Office of the President
10/16/2012
 

The Marie Louise Special Prison, which is under the responsibility of Superintendent Ronald Ernesta, was established earlier this year in February 2012. The Ministry of Home Affairs and Transport has plans to accommodate 130 drug traffickers and those documented to be ‘hardcore’ or dangerous criminals there.

 

This special prison, perhaps due to its isolated location on the island of Marie Louise, has as its primary function, the incarceration of serious drug offenders and as a result is considered a higher security installation, operated and managed to strict procedures and conforming to national laws and international guidelines. 

 

It is in this context and recognizing the added responsibilities of managing and caring for prisoners in this category, who have been involved with illegal drugs in one form or another and which has so affected Seychellois families and society in general, that the special prison will as well address a programme that focuses on the needs of those who have victimized their local communities in the past, as it firmly establishes itself to safely housing these prisoners.

 

“Their conviction for serious drug offences and their sentencing to the Special Prison at Marie Louise is not the ‘end all’ for them,” said an official with the Ministry of Home Affairs and Transport.  “Sentences will be served and using the time to their benefit, those same prisoners will be given the opportunity to participate in their rehabilitation so that they too upon their release can contribute back to society what they in their prior illicit trade attempted to take without exception.”

 

Current practices, which have been well established at other Seychelles’ prison facilities, such as farming, are also being well appreciated by the prisoners at the Marie Louise Special Prison.  There are plans to also introduce woodworking and carpentry in the future.  “We note and acknowledge that those activities themselves are but a small part of what will be a much broader approach being envisaged and of course, borrowing from the best practices of our more established facilities,” the Ministry stressed.

 

The Ministry has remarked that on a recent visit organized for the prisoners from Marie Louise and their family members on Mahe, it was apparent that the prisoners’ time on the island is proving to be a positive experience for them and some of them have testified to be rediscovering the positive aspects of themselves and had expressed the wish to ‘do their time’ and get back into society to contribute in more constructive ways.

 

The family members of the prisoners had also expressed their satisfaction of seeing their relatives physically and emotionally faring well, with generally new and more optimistic attitude and reasoning.

 

“Prisons are after all also meant to help the individuals become better citizens for when they are released.

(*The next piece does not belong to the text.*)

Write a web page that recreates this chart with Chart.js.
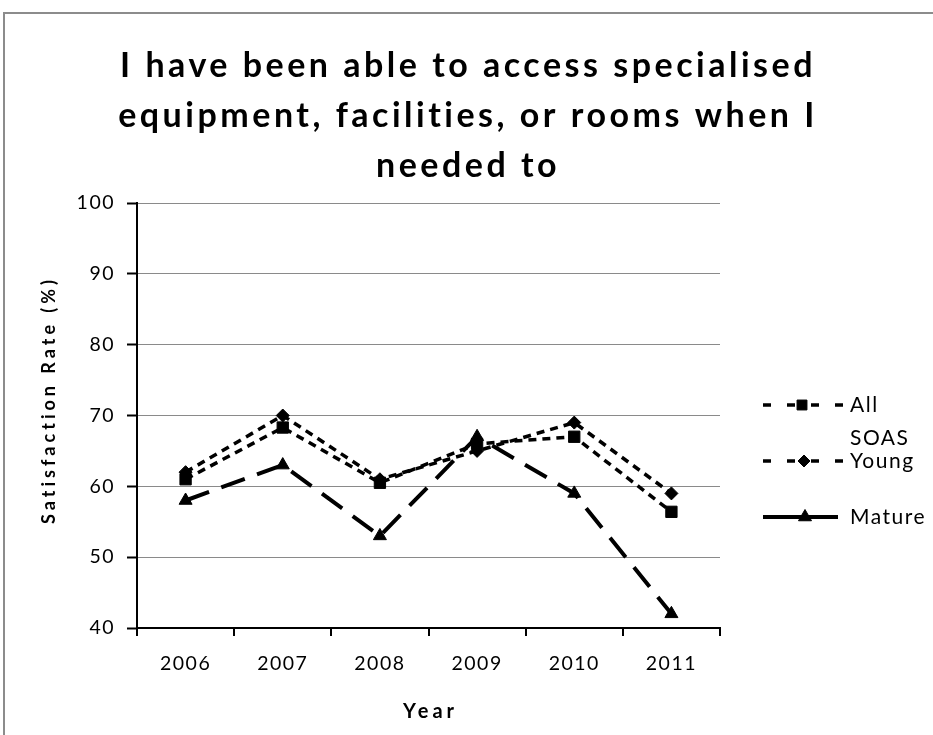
<!DOCTYPE html>
<html>
<head>
<meta charset="utf-8">
<script src="https://cdn.jsdelivr.net/npm/chart.js@4/dist/chart.umd.min.js"></script>
<style>
  html, body { margin: 0; padding: 0; background: #fff; overflow: hidden; }
  #wrap { position: absolute; left: 0; top: 0; width: 933px; height: 735px; }
  #frame { position: absolute; left: 3px; top: 12px; width: 950px; height: 760px;
           border: 2px solid #8c8c8c; box-sizing: border-box; pointer-events: none; }
</style>
</head>
<body>
<div id="wrap">
  <canvas id="c" width="933" height="735"></canvas>
  <div id="frame"></div>
</div>
<script>
// Survey years and satisfaction rates (%) per student group
const years = ['2006', '2007', '2008', '2009', '2010', '2011'];
const allStudents = [61, 68.3, 60.5, 66, 67, 56.4];
const youngStudents = [62, 70, 61, 65, 69, 59];
const matureStudents = [58, 63, 53, 67, 59, 42];
const yTicks = [40, 50, 60, 70, 80, 90, 100];

const titleLines = [
  'I have been able to access specialised',
  'equipment, facilities, or rooms when I',
  'needed to'
];
const yAxisTitle = 'Satisfaction Rate (%)';
const xAxisTitle = 'Year';
const seriesNames = [['All'], ['SOAS', 'Young'], ['Mature']];

const FONT = 'Lato, "Open Sans", sans-serif';

function spaced(ctx, px) {
  if ('letterSpacing' in ctx) ctx.letterSpacing = px + 'px';
}

// Title, axis titles and the legend on the right
const decorations = {
  id: 'decorations',
  beforeDraw(chart) {
    // slightly tracked tick labels
    spaced(chart.ctx, 1.5);
  },
  afterDraw(chart) {
    const ctx = chart.ctx;
    spaced(ctx, 0);

    // chart title
    ctx.save();
    ctx.fillStyle = '#000';
    ctx.textAlign = 'center';
    ctx.textBaseline = 'middle';
    ctx.font = 'bold 34px ' + FONT;
    spaced(ctx, 3.5);
    titleLines.forEach((t, i) => ctx.fillText(t, 468, 66 + i * 50));
    ctx.restore();

    // y-axis title
    ctx.save();
    ctx.fillStyle = '#000';
    ctx.textAlign = 'center';
    ctx.textBaseline = 'middle';
    ctx.font = 'bold 18px ' + FONT;
    spaced(ctx, 4);
    ctx.translate(49, 400);
    ctx.rotate(-Math.PI / 2);
    ctx.fillText(yAxisTitle, 0, 0);
    ctx.restore();

    // x-axis title, centred under the plot area
    const area = chart.chartArea;
    ctx.save();
    ctx.fillStyle = '#000';
    ctx.textAlign = 'center';
    ctx.textBaseline = 'middle';
    ctx.font = 'bold 20px ' + FONT;
    spaced(ctx, 4);
    ctx.fillText(xAxisTitle, (area.left + area.right) / 2 + 2, 712);
    ctx.restore();

    // legend rows
    const rows = [
      { y: 405, x0: 763, x1: 843, mx: 802, r: 7 },
      { y: 461, x0: 763, x1: 843, mx: 804, r: 6 },
      { y: 517, x0: 763, x1: 838, mx: 805, r: 7.5 }
    ];
    chart.data.datasets.forEach((ds, i) => {
      const r = rows[i];
      ctx.save();
      ctx.strokeStyle = '#000';
      ctx.lineWidth = ds.borderWidth;
      ctx.setLineDash(ds.legendDash);
      ctx.beginPath();
      ctx.moveTo(r.x0, r.y);
      ctx.lineTo(r.x1, r.y);
      ctx.stroke();
      ctx.restore();

      ctx.save();
      ctx.fillStyle = '#000';
      ctx.strokeStyle = '#000';
      Chart.helpers.drawPoint(ctx, {
        pointStyle: ds.pointStyle,
        radius: r.r,
        rotation: 0,
        borderWidth: 1
      }, r.mx, r.y);
      ctx.restore();

      ctx.save();
      ctx.fillStyle = '#000';
      ctx.font = '21px ' + FONT;
      spaced(ctx, 1.5);
      ctx.textAlign = 'left';
      ctx.textBaseline = 'middle';
      const lines = seriesNames[i];
      lines.forEach((t, k) => {
        ctx.fillText(t, 850, r.y - (lines.length - 1 - k) * 23);
      });
      ctx.restore();
    });
  }
};

new Chart(document.getElementById('c'), {
  type: 'line',
  data: {
    labels: years,
    datasets: [
      {
        label: 'All',
        data: allStudents,
        borderColor: '#000',
        backgroundColor: '#000',
        borderWidth: 3.5,
        borderDash: [8, 6],
        legendDash: [8, 16],
        pointStyle: 'rect',
        pointRadius: 8,
        pointBorderWidth: 1,
        tension: 0
      },
      {
        label: 'SOAS Young',
        data: youngStudents,
        borderColor: '#000',
        backgroundColor: '#000',
        borderWidth: 3.5,
        borderDash: [8, 6],
        legendDash: [8, 16],
        pointStyle: 'rectRot',
        pointRadius: 6.5,
        pointBorderWidth: 1,
        tension: 0
      },
      {
        label: 'Mature',
        data: matureStudents,
        borderColor: '#000',
        backgroundColor: '#000',
        borderWidth: 4,
        borderDash: [25, 13],
        legendDash: [],
        pointStyle: 'triangle',
        pointRadius: 7.5,
        pointBorderWidth: 1,
        tension: 0
      }
    ]
  },
  options: {
    responsive: false,
    animation: false,
    events: [],
    layout: { padding: { top: 203, right: 213, left: 0, bottom: 0 } },
    plugins: {
      legend: { display: false },
      tooltip: { enabled: false },
      title: { display: false }
    },
    scales: {
      x: {
        type: 'category',
        offset: true,
        afterFit(s) { s.height = 107; },
        grid: {
          offset: true,
          drawOnChartArea: false,
          drawTicks: true,
          tickLength: 8,
          color: '#000',
          lineWidth: 2
        },
        border: { color: '#000', width: 2 },
        ticks: {
          color: '#000',
          font: { family: FONT, size: 19.5 },
          padding: 16,
          maxRotation: 0
        }
      },
      y: {
        min: 40,
        max: 100,
        afterFit(s) { s.width = 137; },
        afterBuildTicks(s) { s.ticks = yTicks.map(v => ({ value: v })); },
        grid: {
          drawTicks: true,
          tickLength: 10,
          color: '#8a8a8a',
          lineWidth: 1,
          borderDash: [1, 1],
          tickColor: '#000',
          tickWidth: 2,
          tickBorderDash: []
        },
        border: { color: '#000', width: 2 },
        ticks: {
          color: '#000',
          font: { family: FONT, size: 19.5 },
          padding: 12
        }
      }
    }
  },
  plugins: [decorations]
});
</script>
</body>
</html>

Otherwise, we will continue to see the high number of repeat offenders that currently come back to prison and we will not solve the problem of offending behaviour in our country” said the Minister responsible for Prisons, Minister Joel Morgan.

 

 

This is to be expected as well for the Marie Louise Special Prison.  However as programmes of works are developed at other facilities within the Seychelles Prison Service and with the arrival early next year of a youth offender incarceration facility, the prison on Marie Louise will continue to evolve and be part of an over-all system that effectively manages those under its care, adopting internationally recognised best practices to better serve the general public as well.